-- GOAL OF THE EXERCISE --
Among the lines below, keep only those from the one containing "Convert this chart" through the one containing "import pandas as pd", and reproduce them exactly.
--- start MATERIAL SUPPLIED ---
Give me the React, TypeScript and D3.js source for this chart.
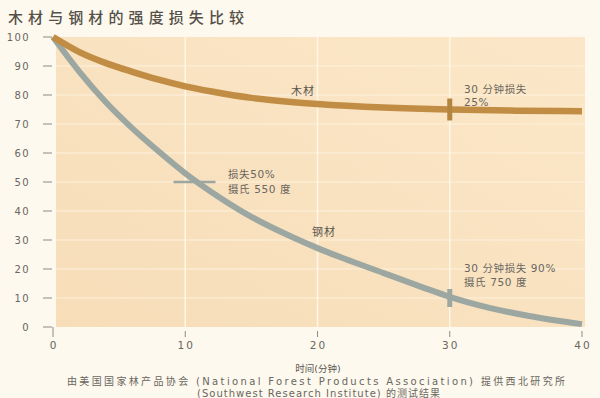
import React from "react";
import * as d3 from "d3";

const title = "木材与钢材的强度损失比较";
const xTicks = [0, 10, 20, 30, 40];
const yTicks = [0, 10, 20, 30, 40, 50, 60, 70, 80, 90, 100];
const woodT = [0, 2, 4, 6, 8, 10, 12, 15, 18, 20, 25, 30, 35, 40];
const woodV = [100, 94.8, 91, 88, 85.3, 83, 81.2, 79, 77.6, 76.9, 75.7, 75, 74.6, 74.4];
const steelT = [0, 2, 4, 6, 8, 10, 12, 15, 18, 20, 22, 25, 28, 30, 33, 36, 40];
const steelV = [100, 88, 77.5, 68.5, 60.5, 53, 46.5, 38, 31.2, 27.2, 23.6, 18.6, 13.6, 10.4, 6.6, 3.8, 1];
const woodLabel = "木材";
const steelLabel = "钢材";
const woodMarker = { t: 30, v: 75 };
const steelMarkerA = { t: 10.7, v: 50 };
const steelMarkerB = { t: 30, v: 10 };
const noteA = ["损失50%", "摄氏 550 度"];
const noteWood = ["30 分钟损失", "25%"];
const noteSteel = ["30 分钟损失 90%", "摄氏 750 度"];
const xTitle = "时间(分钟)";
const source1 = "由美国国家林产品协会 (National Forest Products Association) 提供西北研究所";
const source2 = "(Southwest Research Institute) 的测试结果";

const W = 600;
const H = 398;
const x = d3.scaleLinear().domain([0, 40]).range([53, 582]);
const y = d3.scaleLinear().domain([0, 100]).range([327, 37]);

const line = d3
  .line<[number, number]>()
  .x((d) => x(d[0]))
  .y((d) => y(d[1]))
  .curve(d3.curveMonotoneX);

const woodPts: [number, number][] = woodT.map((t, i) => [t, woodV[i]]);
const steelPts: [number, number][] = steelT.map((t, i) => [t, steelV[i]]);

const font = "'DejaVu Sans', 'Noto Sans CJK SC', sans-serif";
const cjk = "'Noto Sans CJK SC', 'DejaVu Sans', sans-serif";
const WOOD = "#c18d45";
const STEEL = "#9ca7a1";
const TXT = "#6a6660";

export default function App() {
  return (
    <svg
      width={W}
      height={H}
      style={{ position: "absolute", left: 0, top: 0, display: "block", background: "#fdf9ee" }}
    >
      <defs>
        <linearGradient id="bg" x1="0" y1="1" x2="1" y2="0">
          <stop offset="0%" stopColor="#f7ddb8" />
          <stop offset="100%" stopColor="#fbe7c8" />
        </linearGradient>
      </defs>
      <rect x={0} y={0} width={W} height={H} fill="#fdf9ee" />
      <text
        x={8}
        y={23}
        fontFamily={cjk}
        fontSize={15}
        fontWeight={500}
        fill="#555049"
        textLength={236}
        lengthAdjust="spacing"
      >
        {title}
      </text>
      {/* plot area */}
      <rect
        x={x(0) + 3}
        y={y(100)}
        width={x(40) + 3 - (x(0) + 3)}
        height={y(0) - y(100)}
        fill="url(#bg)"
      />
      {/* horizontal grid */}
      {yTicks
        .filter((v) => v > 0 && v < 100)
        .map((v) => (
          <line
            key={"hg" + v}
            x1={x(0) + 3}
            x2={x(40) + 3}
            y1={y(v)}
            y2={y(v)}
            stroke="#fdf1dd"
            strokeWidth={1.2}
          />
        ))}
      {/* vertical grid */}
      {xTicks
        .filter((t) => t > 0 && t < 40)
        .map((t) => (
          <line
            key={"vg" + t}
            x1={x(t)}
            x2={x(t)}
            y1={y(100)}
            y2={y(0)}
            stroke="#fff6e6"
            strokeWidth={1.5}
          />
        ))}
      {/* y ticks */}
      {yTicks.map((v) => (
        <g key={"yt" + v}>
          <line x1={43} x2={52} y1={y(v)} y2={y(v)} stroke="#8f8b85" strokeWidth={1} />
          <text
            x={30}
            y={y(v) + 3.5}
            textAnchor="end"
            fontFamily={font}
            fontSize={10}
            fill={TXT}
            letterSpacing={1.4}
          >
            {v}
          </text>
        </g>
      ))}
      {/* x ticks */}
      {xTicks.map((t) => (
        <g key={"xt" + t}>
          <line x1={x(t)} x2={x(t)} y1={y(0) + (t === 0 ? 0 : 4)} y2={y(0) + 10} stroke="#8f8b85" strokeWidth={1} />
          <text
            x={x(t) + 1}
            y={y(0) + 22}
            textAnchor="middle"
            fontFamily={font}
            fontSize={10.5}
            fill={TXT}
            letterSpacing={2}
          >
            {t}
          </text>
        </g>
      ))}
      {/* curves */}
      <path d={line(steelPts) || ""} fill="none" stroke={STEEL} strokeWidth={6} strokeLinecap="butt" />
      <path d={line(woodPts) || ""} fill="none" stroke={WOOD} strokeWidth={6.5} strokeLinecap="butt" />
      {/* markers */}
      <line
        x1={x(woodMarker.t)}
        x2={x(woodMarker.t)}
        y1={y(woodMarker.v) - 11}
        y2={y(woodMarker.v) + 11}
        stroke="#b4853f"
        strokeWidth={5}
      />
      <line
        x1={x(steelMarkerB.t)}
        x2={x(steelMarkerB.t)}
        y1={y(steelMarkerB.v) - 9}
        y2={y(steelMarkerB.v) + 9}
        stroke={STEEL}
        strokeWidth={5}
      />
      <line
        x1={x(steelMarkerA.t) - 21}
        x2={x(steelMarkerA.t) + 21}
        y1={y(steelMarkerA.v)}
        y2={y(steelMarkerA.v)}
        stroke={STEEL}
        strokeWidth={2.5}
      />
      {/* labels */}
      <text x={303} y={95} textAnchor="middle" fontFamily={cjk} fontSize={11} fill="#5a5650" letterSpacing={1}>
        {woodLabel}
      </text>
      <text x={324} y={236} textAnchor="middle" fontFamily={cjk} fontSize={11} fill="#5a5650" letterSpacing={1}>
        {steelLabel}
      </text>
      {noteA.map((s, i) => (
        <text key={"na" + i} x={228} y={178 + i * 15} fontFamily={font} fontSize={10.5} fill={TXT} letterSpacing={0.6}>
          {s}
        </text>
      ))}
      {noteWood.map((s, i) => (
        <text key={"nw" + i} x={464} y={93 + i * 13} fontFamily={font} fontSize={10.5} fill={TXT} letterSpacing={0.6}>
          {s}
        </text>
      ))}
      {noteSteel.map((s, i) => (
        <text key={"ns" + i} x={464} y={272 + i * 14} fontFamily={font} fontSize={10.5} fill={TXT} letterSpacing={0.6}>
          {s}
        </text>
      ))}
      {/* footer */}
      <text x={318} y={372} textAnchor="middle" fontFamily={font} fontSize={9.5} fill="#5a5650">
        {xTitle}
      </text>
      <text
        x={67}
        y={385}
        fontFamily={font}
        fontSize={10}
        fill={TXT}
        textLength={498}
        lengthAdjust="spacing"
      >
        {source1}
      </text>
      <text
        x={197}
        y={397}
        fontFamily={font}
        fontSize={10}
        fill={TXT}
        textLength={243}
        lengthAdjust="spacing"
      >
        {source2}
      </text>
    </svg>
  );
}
--- end MATERIAL SUPPLIED ---
--- start MATERIAL SUPPLIED ---
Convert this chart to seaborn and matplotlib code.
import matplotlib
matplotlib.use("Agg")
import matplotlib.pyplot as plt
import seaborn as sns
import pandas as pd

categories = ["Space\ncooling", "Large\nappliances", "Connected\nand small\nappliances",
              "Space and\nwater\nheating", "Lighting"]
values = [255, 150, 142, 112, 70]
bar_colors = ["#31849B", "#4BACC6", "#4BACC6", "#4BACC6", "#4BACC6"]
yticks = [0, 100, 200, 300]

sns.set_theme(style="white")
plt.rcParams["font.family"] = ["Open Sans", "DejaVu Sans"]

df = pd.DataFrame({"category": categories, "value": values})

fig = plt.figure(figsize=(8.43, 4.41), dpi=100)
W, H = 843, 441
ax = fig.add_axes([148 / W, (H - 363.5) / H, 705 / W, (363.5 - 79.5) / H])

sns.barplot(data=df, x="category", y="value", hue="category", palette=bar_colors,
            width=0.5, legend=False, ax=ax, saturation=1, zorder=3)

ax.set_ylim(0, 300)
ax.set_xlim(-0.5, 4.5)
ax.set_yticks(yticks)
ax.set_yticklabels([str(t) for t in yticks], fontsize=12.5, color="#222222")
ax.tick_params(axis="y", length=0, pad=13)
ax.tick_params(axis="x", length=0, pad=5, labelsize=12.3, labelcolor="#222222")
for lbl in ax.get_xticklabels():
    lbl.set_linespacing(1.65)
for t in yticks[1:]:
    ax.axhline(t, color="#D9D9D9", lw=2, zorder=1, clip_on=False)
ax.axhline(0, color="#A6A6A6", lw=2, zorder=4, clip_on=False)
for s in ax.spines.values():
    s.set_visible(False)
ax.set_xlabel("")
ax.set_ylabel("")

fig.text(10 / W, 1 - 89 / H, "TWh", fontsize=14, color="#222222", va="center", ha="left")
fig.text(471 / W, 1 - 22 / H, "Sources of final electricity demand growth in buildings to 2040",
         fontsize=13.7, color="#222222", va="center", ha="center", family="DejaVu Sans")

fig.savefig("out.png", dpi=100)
--- end MATERIAL SUPPLIED ---
-- PROBLEM SOLUTION --
Convert this chart to seaborn and matplotlib code.
import matplotlib
matplotlib.use("Agg")
import matplotlib.pyplot as plt
import seaborn as sns
import pandas as pd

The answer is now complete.